Skilled in the Art of Being Idle: Reducing Energy Waste in Networked Systems

This paper evaluates the viability of putting computers to sleep while preventing disruption from the machine not being on the network. Current platforms have ‘wake-on-LAN’ functionality, enabling machines to be woken up from a low-power state by a ‘magic packet’. A simple proxy could examine traffic destined to the machine and inject the magic packet before traffic to which the machine needs to respond. A more sophisticated version of this proxy could respond on the machine's behalf for simple but important queries. Using network traces for desktop machines in both home and work environments, this paper evaluates the likely power savings achieved with various levels of proxy sophistication.

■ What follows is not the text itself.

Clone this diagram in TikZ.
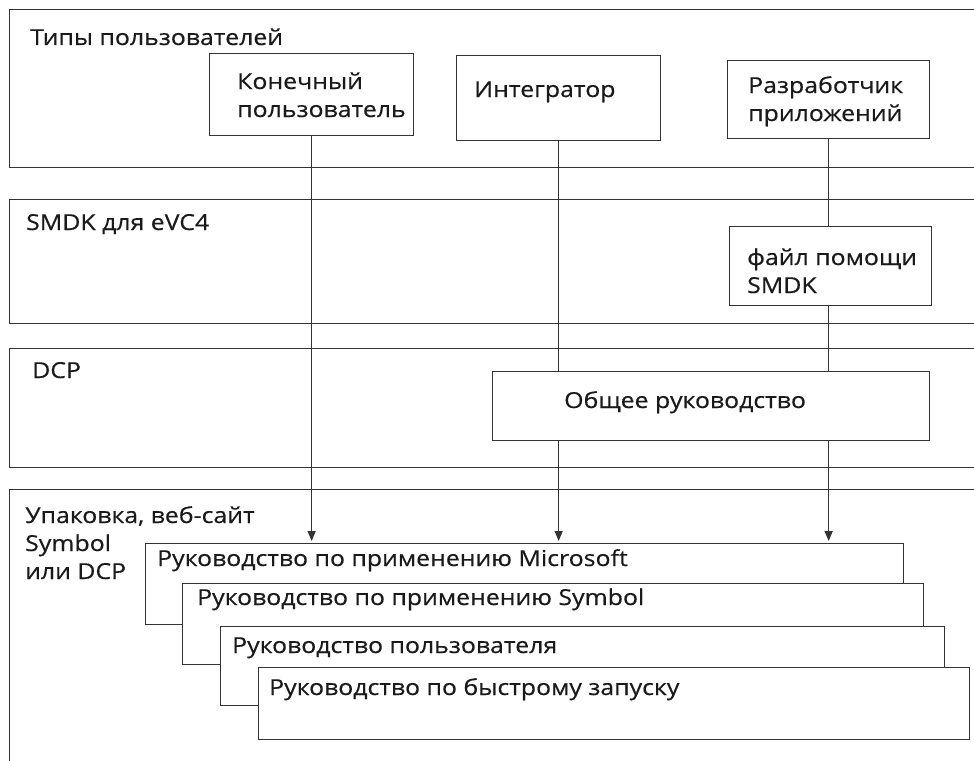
\documentclass[tikz,border=0pt]{standalone}
\usepackage{fontspec}
\setmainfont{Open Sans}[FakeStretch=1.13,FakeBold=0.4]
\usetikzlibrary{arrows.meta}
\definecolor{ln}{HTML}{333333}
\definecolor{tx}{HTML}{1A1A1A}
\begin{document}
\begin{tikzpicture}[x=1pt,y=-1pt,
  band/.style={draw=ln, line width=1.3pt, anchor=north west, inner sep=0pt},
  box/.style={draw=ln, line width=1.3pt, fill=white, anchor=north west, inner sep=0pt},
  txt/.style={anchor=base west, inner sep=0pt, text=tx, align=left,
    font=\fontsize{22}{28}\selectfont},
  conn/.style={draw=ln, line width=1.3pt},
  arr/.style={conn, -{Triangle[width=8pt,length=10pt]}, shorten >=2pt}]
\useasboundingbox[clip] (0,0) rectangle (974,760);
\fill[white] (0,0) rectangle (974,760);
% bands
\node[band, minimum width=1000pt, minimum height=158pt] (b1) at (9,9) {};
\node[band, minimum width=1000pt, minimum height=124pt] (b2) at (9,199) {};
\node[band, minimum width=1000pt, minimum height=119pt] (b3) at (9,348) {};
\node[band, minimum width=1000pt, minimum height=320pt] (b4) at (9,489) {};
% band titles
\node[txt] (t1) at (30,45) {Типы пользователей};
\node[txt] (t2) at (26,230) {SMDK для eVC4};
\node[txt] (t3) at (32,378) {DCP};
\node[txt] (t4) at (25,579) {Упаковка, веб-сайт\\Symbol\\или DCP};
% user boxes
\node[box, minimum width=204pt, minimum height=82pt] (kon) at (209,53) {};
\node[txt] (tkon) at (237,117) {Конечный\\пользователь};
\node[box, minimum width=204pt, minimum height=85pt] (int) at (456,55) {};
\node[txt] (tint) at (474,97) {Интегратор};
\node[box, minimum width=202pt, minimum height=78pt] (dev) at (727,60) {};
\node[txt] (tdev) at (748,121) {Разработчик\\приложений};
% help
\node[box, minimum width=202pt, minimum height=79pt] (help) at (729,226) {};
\node[txt] (thelp) at (747,293) {файл помощи\\SMDK};
% general
\node[box, minimum width=437pt, minimum height=69pt] (gen) at (492,371) {};
\node[txt] (tgen) at (564,408) {Общее руководство};
% documents
\node[box, minimum width=758pt, minimum height=81pt] (d1) at (145,543) {};
\node[txt] (td1) at (157,566) {Руководство по применению Microsoft};
\node[box, minimum width=741pt, minimum height=81pt] (d2) at (182,583) {};
\node[txt] (td2) at (197,605) {Руководство по применению Symbol};
\node[box, minimum width=724pt, minimum height=79pt] (d3) at (220,626) {};
\node[txt] (td3) at (232,653) {Руководство пользователя};
\node[box, minimum width=711pt, minimum height=72pt] (d4) at (258,667) {};
\node[txt] (td4) at (269,695) {Руководство по быстрому запуску};
% connectors
\draw[arr] (kon.south) -- (kon.south |- d1.north);
\draw[conn] (int.south) -- (int.south |- gen.north);
\draw[arr] (int.south |- gen.south) -- (int.south |- d1.north);
\draw[conn] (dev.south) -- (dev.south |- help.north);
\draw[conn] (dev.south |- help.south) -- (dev.south |- gen.north);
\draw[arr] (dev.south |- gen.south) -- (dev.south |- d1.north);
\end{tikzpicture}
\end{document}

The traces reveal that there is a lot of background noise on networks. Some of this traffic is broadcast at the Ethernet level but not actually logically directed to the end host (for example IPX traffic, routing backup traffic, ARP requests not for the end host's IP). Some is for protocols that require periodic maintainence traffic to maintain liveness, e.g. ARP (when querying the host), IGMP (if the host belongs to IP multicast groups), DHCP, TCP (for keepalives), SSDP. Such traffic was frequent enough in the author's traces that a proxy that would not handle that traffic would not be able to allow end hosts to sleep a substantial amount of time without disrupting service. Making such simple fill-in-the-blank replies for a handful of services and conservatively waking machines up for other services is all that would be required to allow machines to stay asleep for most their idle periods without sacrificing availability. Problematically, all it takes to disrupt this result is one misconfigured service (for example, the machine updating service the authors observed in the enterprise environment).